Quote the listing in full, exactly as given, minus any pictures.

= = =

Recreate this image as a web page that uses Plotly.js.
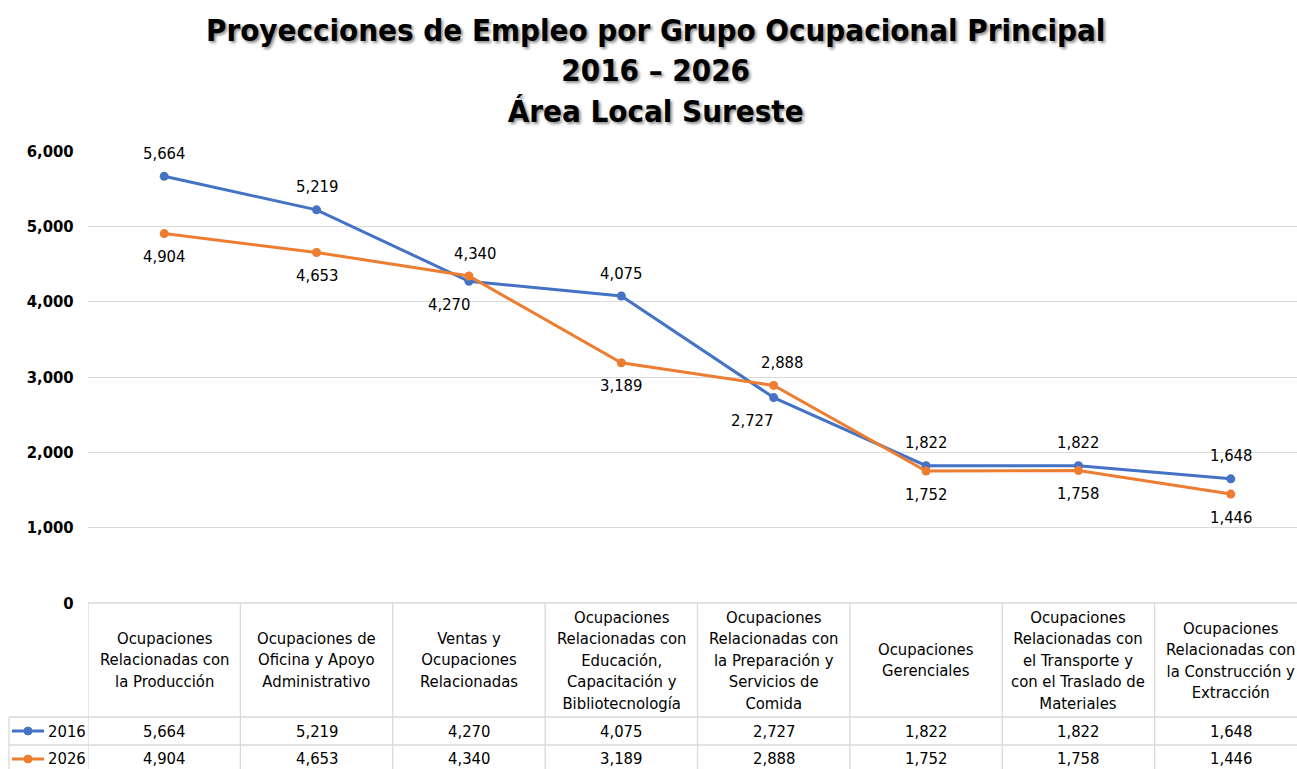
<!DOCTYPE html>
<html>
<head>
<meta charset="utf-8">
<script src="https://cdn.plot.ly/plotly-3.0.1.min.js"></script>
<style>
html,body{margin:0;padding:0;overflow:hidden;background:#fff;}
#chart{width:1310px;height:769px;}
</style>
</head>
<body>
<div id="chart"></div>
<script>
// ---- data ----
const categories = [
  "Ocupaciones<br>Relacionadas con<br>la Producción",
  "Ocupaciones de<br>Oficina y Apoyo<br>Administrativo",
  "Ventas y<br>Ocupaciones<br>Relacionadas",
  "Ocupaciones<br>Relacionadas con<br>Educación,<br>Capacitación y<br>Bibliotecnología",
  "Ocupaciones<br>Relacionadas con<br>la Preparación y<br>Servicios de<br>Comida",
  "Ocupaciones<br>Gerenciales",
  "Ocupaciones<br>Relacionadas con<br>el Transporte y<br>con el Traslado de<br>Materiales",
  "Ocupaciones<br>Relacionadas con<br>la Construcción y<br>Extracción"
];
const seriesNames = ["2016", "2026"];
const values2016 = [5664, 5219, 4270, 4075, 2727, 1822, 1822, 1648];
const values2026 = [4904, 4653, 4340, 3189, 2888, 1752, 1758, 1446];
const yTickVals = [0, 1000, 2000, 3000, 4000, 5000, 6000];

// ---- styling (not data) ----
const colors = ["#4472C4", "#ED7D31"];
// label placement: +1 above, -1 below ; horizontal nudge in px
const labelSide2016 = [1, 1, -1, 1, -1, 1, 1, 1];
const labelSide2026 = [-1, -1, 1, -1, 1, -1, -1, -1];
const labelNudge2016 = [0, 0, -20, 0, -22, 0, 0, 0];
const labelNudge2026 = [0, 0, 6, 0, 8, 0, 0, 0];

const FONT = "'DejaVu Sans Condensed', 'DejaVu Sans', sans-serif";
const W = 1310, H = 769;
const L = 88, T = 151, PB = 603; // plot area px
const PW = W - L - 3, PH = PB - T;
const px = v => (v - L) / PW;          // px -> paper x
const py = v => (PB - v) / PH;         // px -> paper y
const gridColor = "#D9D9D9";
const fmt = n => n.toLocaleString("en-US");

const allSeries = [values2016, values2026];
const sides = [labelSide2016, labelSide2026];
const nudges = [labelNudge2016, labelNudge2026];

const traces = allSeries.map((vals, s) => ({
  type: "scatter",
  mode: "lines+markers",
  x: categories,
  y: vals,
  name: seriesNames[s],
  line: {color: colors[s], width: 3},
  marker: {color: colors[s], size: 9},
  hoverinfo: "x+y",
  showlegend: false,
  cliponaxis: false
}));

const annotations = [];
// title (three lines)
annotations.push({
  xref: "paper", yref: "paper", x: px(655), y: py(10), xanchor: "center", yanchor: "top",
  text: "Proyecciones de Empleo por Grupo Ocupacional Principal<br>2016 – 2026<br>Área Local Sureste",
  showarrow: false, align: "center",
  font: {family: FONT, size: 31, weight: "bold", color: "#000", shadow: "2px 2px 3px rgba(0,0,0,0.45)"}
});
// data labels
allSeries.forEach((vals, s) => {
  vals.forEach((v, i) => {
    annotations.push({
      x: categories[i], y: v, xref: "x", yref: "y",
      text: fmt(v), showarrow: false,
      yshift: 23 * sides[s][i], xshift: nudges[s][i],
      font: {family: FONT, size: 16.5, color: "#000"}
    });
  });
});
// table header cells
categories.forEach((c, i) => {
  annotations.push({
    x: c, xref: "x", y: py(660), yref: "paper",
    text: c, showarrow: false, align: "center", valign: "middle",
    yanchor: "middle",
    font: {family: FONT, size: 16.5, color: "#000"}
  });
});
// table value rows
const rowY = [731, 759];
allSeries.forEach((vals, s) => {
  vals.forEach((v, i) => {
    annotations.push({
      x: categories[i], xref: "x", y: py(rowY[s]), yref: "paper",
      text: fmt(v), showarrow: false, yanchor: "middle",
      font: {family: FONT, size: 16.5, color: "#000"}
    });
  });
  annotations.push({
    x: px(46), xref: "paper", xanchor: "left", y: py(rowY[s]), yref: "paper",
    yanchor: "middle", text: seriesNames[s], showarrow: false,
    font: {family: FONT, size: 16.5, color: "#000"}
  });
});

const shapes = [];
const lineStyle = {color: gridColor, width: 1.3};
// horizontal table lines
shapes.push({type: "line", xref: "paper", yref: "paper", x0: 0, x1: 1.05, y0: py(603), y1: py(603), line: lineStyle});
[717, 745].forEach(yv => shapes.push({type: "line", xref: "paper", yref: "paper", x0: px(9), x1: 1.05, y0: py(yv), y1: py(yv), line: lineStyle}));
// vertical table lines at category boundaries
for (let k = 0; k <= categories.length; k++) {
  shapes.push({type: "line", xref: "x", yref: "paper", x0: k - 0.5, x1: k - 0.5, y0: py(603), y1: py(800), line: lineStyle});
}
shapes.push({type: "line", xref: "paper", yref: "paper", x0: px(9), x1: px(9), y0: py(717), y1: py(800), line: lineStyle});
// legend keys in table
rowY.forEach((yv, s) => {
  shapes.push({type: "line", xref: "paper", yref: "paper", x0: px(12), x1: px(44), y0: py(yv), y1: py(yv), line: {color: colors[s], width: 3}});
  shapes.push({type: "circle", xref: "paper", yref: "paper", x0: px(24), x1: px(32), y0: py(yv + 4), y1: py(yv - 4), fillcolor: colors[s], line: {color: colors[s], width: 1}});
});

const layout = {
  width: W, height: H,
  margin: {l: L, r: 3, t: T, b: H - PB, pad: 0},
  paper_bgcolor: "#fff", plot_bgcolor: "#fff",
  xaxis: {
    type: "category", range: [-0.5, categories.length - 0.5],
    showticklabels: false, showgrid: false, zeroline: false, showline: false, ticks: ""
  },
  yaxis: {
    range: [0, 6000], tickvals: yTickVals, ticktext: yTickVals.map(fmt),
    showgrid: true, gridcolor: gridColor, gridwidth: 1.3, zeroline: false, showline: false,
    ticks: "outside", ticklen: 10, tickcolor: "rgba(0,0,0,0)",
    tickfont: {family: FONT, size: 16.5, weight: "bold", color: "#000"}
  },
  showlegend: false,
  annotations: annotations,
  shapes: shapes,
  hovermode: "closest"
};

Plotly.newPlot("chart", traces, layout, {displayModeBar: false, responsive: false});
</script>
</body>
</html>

= = =

[PROBLEM SOLUTION]
Recreate this image as a web page that uses Plotly.js.
<!DOCTYPE html>
<html>
<head>
<meta charset="utf-8">
<script src="https://cdn.plot.ly/plotly-3.0.1.min.js"></script>
<style>
html,body{margin:0;padding:0;overflow:hidden;background:#fff;}
#chart{width:1310px;height:769px;}
</style>
</head>
<body>
<div id="chart"></div>
<script>
// ---- data ----
const categories = [
  "Ocupaciones<br>Relacionadas con<br>la Producción",
  "Ocupaciones de<br>Oficina y Apoyo<br>Administrativo",
  "Ventas y<br>Ocupaciones<br>Relacionadas",
  "Ocupaciones<br>Relacionadas con<br>Educación,<br>Capacitación y<br>Bibliotecnología",
  "Ocupaciones<br>Relacionadas con<br>la Preparación y<br>Servicios de<br>Comida",
  "Ocupaciones<br>Gerenciales",
  "Ocupaciones<br>Relacionadas con<br>el Transporte y<br>con el Traslado de<br>Materiales",
  "Ocupaciones<br>Relacionadas con<br>la Construcción y<br>Extracción"
];
const seriesNames = ["2016", "2026"];
const values2016 = [5664, 5219, 4270, 4075, 2727, 1822, 1822, 1648];
const values2026 = [4904, 4653, 4340, 3189, 2888, 1752, 1758, 1446];
const yTickVals = [0, 1000, 2000, 3000, 4000, 5000, 6000];

// ---- styling (not data) ----
const colors = ["#4472C4", "#ED7D31"];
// label placement: +1 above, -1 below ; horizontal nudge in px
const labelSide2016 = [1, 1, -1, 1, -1, 1, 1, 1];
const labelSide2026 = [-1, -1, 1, -1, 1, -1, -1, -1];
const labelNudge2016 = [0, 0, -20, 0, -22, 0, 0, 0];
const labelNudge2026 = [0, 0, 6, 0, 8, 0, 0, 0];

const FONT = "'DejaVu Sans Condensed', 'DejaVu Sans', sans-serif";
const W = 1310, H = 769;
const L = 88, T = 151, PB = 603; // plot area px
const PW = W - L - 3, PH = PB - T;
const px = v => (v - L) / PW;          // px -> paper x
const py = v => (PB - v) / PH;         // px -> paper y
const gridColor = "#D9D9D9";
const fmt = n => n.toLocaleString("en-US");

const allSeries = [values2016, values2026];
const sides = [labelSide2016, labelSide2026];
const nudges = [labelNudge2016, labelNudge2026];

const traces = allSeries.map((vals, s) => ({
  type: "scatter",
  mode: "lines+markers",
  x: categories,
  y: vals,
  name: seriesNames[s],
  line: {color: colors[s], width: 3},
  marker: {color: colors[s], size: 9},
  hoverinfo: "x+y",
  showlegend: false,
  cliponaxis: false
}));

const annotations = [];
// title (three lines)
annotations.push({
  xref: "paper", yref: "paper", x: px(655), y: py(10), xanchor: "center", yanchor: "top",
  text: "Proyecciones de Empleo por Grupo Ocupacional Principal<br>2016 – 2026<br>Área Local Sureste",
  showarrow: false, align: "center",
  font: {family: FONT, size: 31, weight: "bold", color: "#000", shadow: "2px 2px 3px rgba(0,0,0,0.45)"}
});
// data labels
allSeries.forEach((vals, s) => {
  vals.forEach((v, i) => {
    annotations.push({
      x: categories[i], y: v, xref: "x", yref: "y",
      text: fmt(v), showarrow: false,
      yshift: 23 * sides[s][i], xshift: nudges[s][i],
      font: {family: FONT, size: 16.5, color: "#000"}
    });
  });
});
// table header cells
categories.forEach((c, i) => {
  annotations.push({
    x: c, xref: "x", y: py(660), yref: "paper",
    text: c, showarrow: false, align: "center", valign: "middle",
    yanchor: "middle",
    font: {family: FONT, size: 16.5, color: "#000"}
  });
});
// table value rows
const rowY = [731, 759];
allSeries.forEach((vals, s) => {
  vals.forEach((v, i) => {
    annotations.push({
      x: categories[i], xref: "x", y: py(rowY[s]), yref: "paper",
      text: fmt(v), showarrow: false, yanchor: "middle",
      font: {family: FONT, size: 16.5, color: "#000"}
    });
  });
  annotations.push({
    x: px(46), xref: "paper", xanchor: "left", y: py(rowY[s]), yref: "paper",
    yanchor: "middle", text: seriesNames[s], showarrow: false,
    font: {family: FONT, size: 16.5, color: "#000"}
  });
});

const shapes = [];
const lineStyle = {color: gridColor, width: 1.3};
// horizontal table lines
shapes.push({type: "line", xref: "paper", yref: "paper", x0: 0, x1: 1.05, y0: py(603), y1: py(603), line: lineStyle});
[717, 745].forEach(yv => shapes.push({type: "line", xref: "paper", yref: "paper", x0: px(9), x1: 1.05, y0: py(yv), y1: py(yv), line: lineStyle}));
// vertical table lines at category boundaries
for (let k = 0; k <= categories.length; k++) {
  shapes.push({type: "line", xref: "x", yref: "paper", x0: k - 0.5, x1: k - 0.5, y0: py(603), y1: py(800), line: lineStyle});
}
shapes.push({type: "line", xref: "paper", yref: "paper", x0: px(9), x1: px(9), y0: py(717), y1: py(800), line: lineStyle});
// legend keys in table
rowY.forEach((yv, s) => {
  shapes.push({type: "line", xref: "paper", yref: "paper", x0: px(12), x1: px(44), y0: py(yv), y1: py(yv), line: {color: colors[s], width: 3}});
  shapes.push({type: "circle", xref: "paper", yref: "paper", x0: px(24), x1: px(32), y0: py(yv + 4), y1: py(yv - 4), fillcolor: colors[s], line: {color: colors[s], width: 1}});
});

const layout = {
  width: W, height: H,
  margin: {l: L, r: 3, t: T, b: H - PB, pad: 0},
  paper_bgcolor: "#fff", plot_bgcolor: "#fff",
  xaxis: {
    type: "category", range: [-0.5, categories.length - 0.5],
    showticklabels: false, showgrid: false, zeroline: false, showline: false, ticks: ""
  },
  yaxis: {
    range: [0, 6000], tickvals: yTickVals, ticktext: yTickVals.map(fmt),
    showgrid: true, gridcolor: gridColor, gridwidth: 1.3, zeroline: false, showline: false,
    ticks: "outside", ticklen: 10, tickcolor: "rgba(0,0,0,0)",
    tickfont: {family: FONT, size: 16.5, weight: "bold", color: "#000"}
  },
  showlegend: false,
  annotations: annotations,
  shapes: shapes,
  hovermode: "closest"
};

Plotly.newPlot("chart", traces, layout, {displayModeBar: false, responsive: false});
</script>
</body>
</html>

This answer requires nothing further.